Rows
----

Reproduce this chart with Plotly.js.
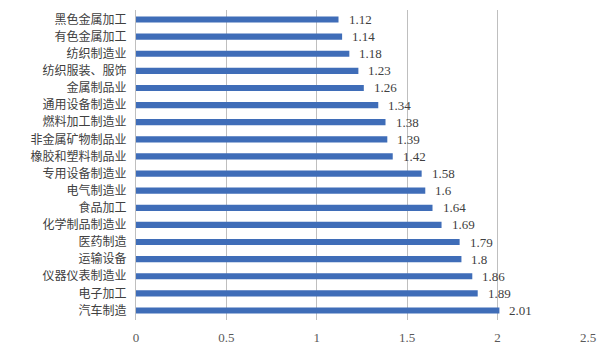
<!DOCTYPE html>
<html><head><meta charset="utf-8">
<script src="https://cdn.plot.ly/plotly-3.0.1.min.js"></script>
<style>html,body{margin:0;padding:0;background:#fff}#c{width:600px;height:356px}</style>
</head><body><div id="c"></div>
<script>
const categories = ["黑色金属加工","有色金属加工","纺织制造业","纺织服装、服饰","金属制品业","通用设备制造业","燃料加工制造业","非金属矿物制品业","橡胶和塑料制品业","专用设备制造业","电气制造业","食品加工","化学制品制造业","医药制造","运输设备","仪器仪表制造业","电子加工","汽车制造"];
const values = [1.12,1.14,1.18,1.23,1.26,1.34,1.38,1.39,1.42,1.58,1.6,1.64,1.69,1.79,1.8,1.86,1.89,2.01];
const xTicks = [0,0.5,1,1.5,2,2.5];

const trace = {
  type:'bar', orientation:'h', x: values, y: categories,
  marker:{color:'#3F6DB8'}, width:0.36, hoverinfo:'none'
};
const annotations = values.map((v,i)=>({
  x:v, y:categories[i], xref:'x', yref:'y', text:String(v), showarrow:false,
  xanchor:'left', xshift:8, font:{family:'Liberation Serif, Times New Roman, serif', size:13, color:'#404040'}
}));
const layout = {
  width:600, height:356, margin:{l:136,r:12,t:10,b:36},
  paper_bgcolor:'#fff', plot_bgcolor:'#fff', showlegend:false,
  xaxis:{range:[0,2.5], tickvals:xTicks, ticktext:xTicks.map(String), showgrid:true, gridcolor:'#bfbfbf', gridwidth:1,
    zeroline:false, showline:false, ticks:'', ticklen:0, ticklabelstandoff:8,
    tickfont:{family:'Liberation Serif, Times New Roman, serif', size:13, color:'#595959'}},
  yaxis:{autorange:'reversed', type:'category', showgrid:false, zeroline:false, showline:true, linecolor:'#bfbfbf', linewidth:1,
    ticks:'', ticklabelstandoff:6,
    tickfont:{family:'Noto Sans CJK SC, sans-serif', size:12, color:'#404040'}},
  annotations: annotations
};
Plotly.newPlot('c',[trace],layout,{staticPlot:true});
</script></body></html>
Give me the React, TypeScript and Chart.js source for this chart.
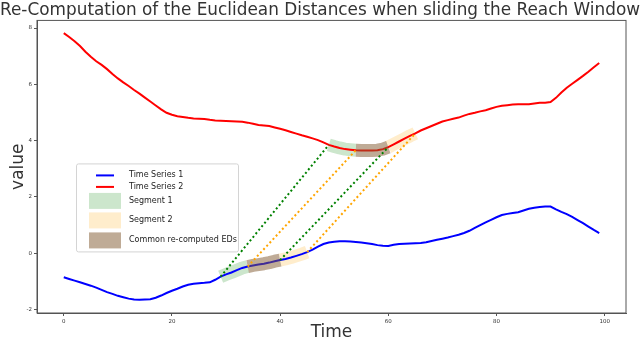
import React, { useEffect, useRef } from "react";
import { Chart, registerables } from "chart.js";

Chart.register(...registerables);

const TITLE = "Re-Computation of the Euclidean Distances when sliding the Reach Window";
const X_LABEL = "Time";
const Y_LABEL = "value";

const xValues: number[] = Array.from({ length: 100 }, (_, i) => i);

const series1: number[] = [
  -0.85, -0.91, -0.97, -1.03, -1.09, -1.15, -1.22, -1.3, -1.38, -1.44,
  -1.51, -1.56, -1.61, -1.64, -1.65, -1.64, -1.63, -1.58, -1.5, -1.41,
  -1.33, -1.26, -1.18, -1.12, -1.08, -1.06, -1.05, -1.03, -0.94, -0.83,
  -0.75, -0.68, -0.6, -0.52, -0.47, -0.43, -0.4, -0.37, -0.33, -0.28,
  -0.24, -0.2, -0.15, -0.09, -0.03, 0.04, 0.13, 0.24, 0.33, 0.38,
  0.41, 0.43, 0.43, 0.42, 0.4, 0.38, 0.36, 0.33, 0.29, 0.27,
  0.26, 0.3, 0.33, 0.34, 0.35, 0.36, 0.37, 0.39, 0.44, 0.48,
  0.52, 0.56, 0.61, 0.66, 0.72, 0.8, 0.9, 1.0, 1.1, 1.19,
  1.28, 1.36, 1.4, 1.43, 1.46, 1.52, 1.58, 1.62, 1.64, 1.66,
  1.66, 1.56, 1.47, 1.39, 1.29, 1.18, 1.07, 0.95, 0.83, 0.72,
];

const series2: number[] = [
  7.82, 7.68, 7.53, 7.36, 7.16, 6.98, 6.82, 6.69, 6.54, 6.37,
  6.21, 6.07, 5.94, 5.8, 5.67, 5.53, 5.39, 5.25, 5.11, 4.99,
  4.92, 4.87, 4.84, 4.81, 4.79, 4.78, 4.77, 4.74, 4.72, 4.71,
  4.7, 4.69, 4.68, 4.67, 4.64, 4.6, 4.56, 4.54, 4.52, 4.47,
  4.42, 4.37, 4.31, 4.25, 4.19, 4.14, 4.08, 4.02, 3.94, 3.85,
  3.79, 3.74, 3.7, 3.68, 3.66, 3.65, 3.65, 3.65, 3.66, 3.7,
  3.77, 3.87, 3.97, 4.07, 4.17, 4.26, 4.36, 4.44, 4.52, 4.6,
  4.68, 4.73, 4.78, 4.82, 4.89, 4.95, 4.99, 5.04, 5.08, 5.14,
  5.2, 5.24, 5.26, 5.28, 5.29, 5.29, 5.29, 5.32, 5.35, 5.35,
  5.37, 5.52, 5.71, 5.88, 6.02, 6.16, 6.3, 6.45, 6.61, 6.76,
];

// segment index ranges [start, end] on each series
const segment1TS1: number[] = [29, 40];
const segment1TS2: number[] = [49, 60];
const segment2TS1: number[] = [34, 45];
const segment2TS2: number[] = [54, 65];
const commonTS1: number[] = [34, 40];
const commonTS2: number[] = [54, 60];

const xTicks: number[] = [0, 20, 40, 60, 80, 100];
const yTicks: number[] = [-2, 0, 2, 4, 6, 8];

const legendLabels: string[] = [
  "Time Series 1",
  "Time Series 2",
  "Segment 1",
  "Segment 2",
  "Common re-computed EDs",
];

const BLUE = "#0000ff";
const RED = "#ff0000";
const SEG1 = "rgba(0,128,0,0.2)";
const SEG2 = "rgba(255,165,0,0.2)";
const COMMON = "rgba(128,88,45,0.5)";
const GREEN_DOT = "#008000";
const ORANGE_DOT = "#ffa500";

const pts = (ys: number[]) => xValues.map((x, i) => ({ x, y: ys[i] }));
const slice = (ys: number[], a: number, b: number) =>
  xValues.filter((x) => x >= a && x <= b).map((x) => ({ x, y: ys[x] }));
const link = (r1: number[], r2: number[], k: number) => [
  { x: r1[k], y: series1[r1[k]] },
  { x: r2[k], y: series2[r2[k]] },
];

const FONT = "'DejaVu Sans', sans-serif";

export default function App() {
  const ref = useRef<HTMLCanvasElement | null>(null);

  useEffect(() => {
    if (!ref.current) return;
    const band = (data: any[], color: string, order: number) => ({
      data,
      borderColor: color,
      borderWidth: 13,
      borderCapStyle: "butt" as const,
      borderJoinStyle: "round" as const,
      pointRadius: 0,
      fill: false,
      order,
    });
    const dotted = (data: any[], color: string) => ({
      data,
      borderColor: color,
      borderWidth: 2,
      borderDash: [2, 2.6],
      pointRadius: 0,
      fill: false,
      order: 0,
    });

    const framePlugin = {
      id: "frameLegend",
      afterDraw(chart: any) {
        const { ctx, chartArea: ca } = chart;
        ctx.save();
        ctx.strokeStyle = "#555";
        ctx.lineWidth = 1;
        ctx.strokeRect(ca.left, ca.top, ca.right - ca.left, ca.bottom - ca.top);

        // legend box
        const lx = ca.left + 39;
        const ly = ca.top + 143;
        const w = 162;
        const h = 88;
        ctx.fillStyle = "rgba(255,255,255,0.85)";
        ctx.strokeStyle = "#d4d4d4";
        ctx.lineWidth = 1;
        ctx.beginPath();
        (ctx as any).roundRect(lx + 0.5, ly + 0.5, w, h, 2);
        ctx.fill();
        ctx.stroke();

        const handleX = lx + 13;
        const handleW = 32;
        const textX = lx + 53;
        const rows = [12, 23.5, 37.5, 57, 77];
        ctx.lineWidth = 2;
        ctx.strokeStyle = BLUE;
        ctx.beginPath();
        ctx.moveTo(handleX + 7, ly + rows[0]);
        ctx.lineTo(handleX + 25, ly + rows[0]);
        ctx.stroke();
        ctx.strokeStyle = RED;
        ctx.beginPath();
        ctx.moveTo(handleX + 7, ly + rows[1]);
        ctx.lineTo(handleX + 25, ly + rows[1]);
        ctx.stroke();
        const patch = (c: string, cy: number) => {
          ctx.fillStyle = c;
          ctx.fillRect(handleX, ly + cy - 8, handleW, 16);
        };
        patch(SEG1, rows[2]);
        patch(SEG2, rows[3]);
        patch(COMMON, rows[4]);

        ctx.fillStyle = "#222";
        ctx.font = "8px " + FONT;
        ctx.textBaseline = "middle";
        ctx.textAlign = "left";
        legendLabels.forEach((t, i) => ctx.fillText(t, textX, ly + rows[i]));
        ctx.restore();
      },
    };

    const chart = new Chart(ref.current, {
      type: "line",
      data: {
        datasets: [
          dotted(link(segment1TS1, segment1TS2, 0), GREEN_DOT),
          dotted(link(segment1TS1, segment1TS2, 1), GREEN_DOT),
          dotted(link(segment2TS1, segment2TS2, 0), ORANGE_DOT),
          dotted(link(segment2TS1, segment2TS2, 1), ORANGE_DOT),
          band(slice(series1, commonTS1[0], commonTS1[1]), COMMON, 1),
          band(slice(series2, commonTS2[0], commonTS2[1]), COMMON, 1),
          {
            label: legendLabels[0],
            data: pts(series1),
            borderColor: BLUE,
            borderWidth: 2,
            pointRadius: 0,
            fill: false,
            order: 2,
          },
          {
            label: legendLabels[1],
            data: pts(series2),
            borderColor: RED,
            borderWidth: 2,
            pointRadius: 0,
            fill: false,
            order: 2,
          },
          // segment parts outside the common part
          band(slice(series1, segment1TS1[0], commonTS1[0]), SEG1, 3),
          band(slice(series2, segment1TS2[0], commonTS2[0]), SEG1, 3),
          band(slice(series1, commonTS1[1], segment2TS1[1]), SEG2, 3),
          band(slice(series2, commonTS2[1], segment2TS2[1]), SEG2, 3),
        ] as any,
      },
      options: {
        animation: false,
        responsive: false,
        maintainAspectRatio: false,
        layout: { padding: { left: 0, right: 0, top: 0, bottom: 0 } },
        elements: { line: { tension: 0 }, point: { radius: 0 } },
        plugins: {
          legend: { display: false },
          tooltip: { enabled: false },
          title: {
            display: true,
            text: TITLE,
            color: "#333",
            font: { family: FONT, size: 17.6, weight: "normal", lineHeight: 1.16 },
            padding: { top: 0, bottom: 0 },
          },
        },
        scales: {
          x: {
            type: "linear",
            min: -4.95,
            max: 103.95,
            afterFit: (s: any) => {
              s.height = 28;
            },
            afterBuildTicks: (s: any) => {
              s.ticks = xTicks.map((v) => ({ value: v }));
            },
            ticks: {
              font: { family: FONT, size: 5.5 },
              color: "#333",
              padding: 2,
              maxRotation: 0,
            },
            grid: {
              display: true,
              drawOnChartArea: false,
              drawTicks: true,
              tickLength: 3,
              color: "#555",
            },
            border: { display: true, color: "#555" },
            title: {
              display: true,
              text: X_LABEL,
              color: "#333",
              font: { family: FONT, size: 17, lineHeight: 1 },
              padding: { top: 0, bottom: 0 },
            },
          },
          y: {
            type: "linear",
            min: -2.12,
            max: 8.27,
            afterFit: (s: any) => {
              s.width = 37;
            },
            afterBuildTicks: (s: any) => {
              s.ticks = yTicks.map((v) => ({ value: v }));
            },
            ticks: {
              font: { family: FONT, size: 5.5 },
              color: "#333",
              padding: 2,
            },
            grid: {
              display: true,
              drawOnChartArea: false,
              drawTicks: true,
              tickLength: 3,
              color: "#555",
            },
            border: { display: true, color: "#555" },
            title: {
              display: true,
              text: Y_LABEL,
              color: "#333",
              font: { family: FONT, size: 17, lineHeight: 1 },
              padding: { top: 10, bottom: 0 },
            },
          },
          yRight: {
            type: "linear",
            position: "right",
            display: true,
            min: 0,
            max: 1,
            afterFit: (s: any) => {
              s.width = 14;
            },
            ticks: { display: false },
            grid: { display: false },
            border: { display: false },
          },
        },
      } as any,
      plugins: [framePlugin],
    });
    return () => chart.destroy();
  }, []);

  return (
    <div style={{ position: "absolute", left: 0, top: 0, width: 640, height: 341, background: "#fff" }}>
      <canvas ref={ref} width={640} height={341} style={{ display: "block" }} />
    </div>
  );
}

----

The copy should hold exactly the lines from the line with "Give me the" to the line with "Chart.register(...registerables);", both ends in, set down without any pictures and with nothing added.

Answer
Give me the React, TypeScript and Chart.js source for this chart.
import React, { useEffect, useRef } from "react";
import { Chart, registerables } from "chart.js";

Chart.register(...registerables);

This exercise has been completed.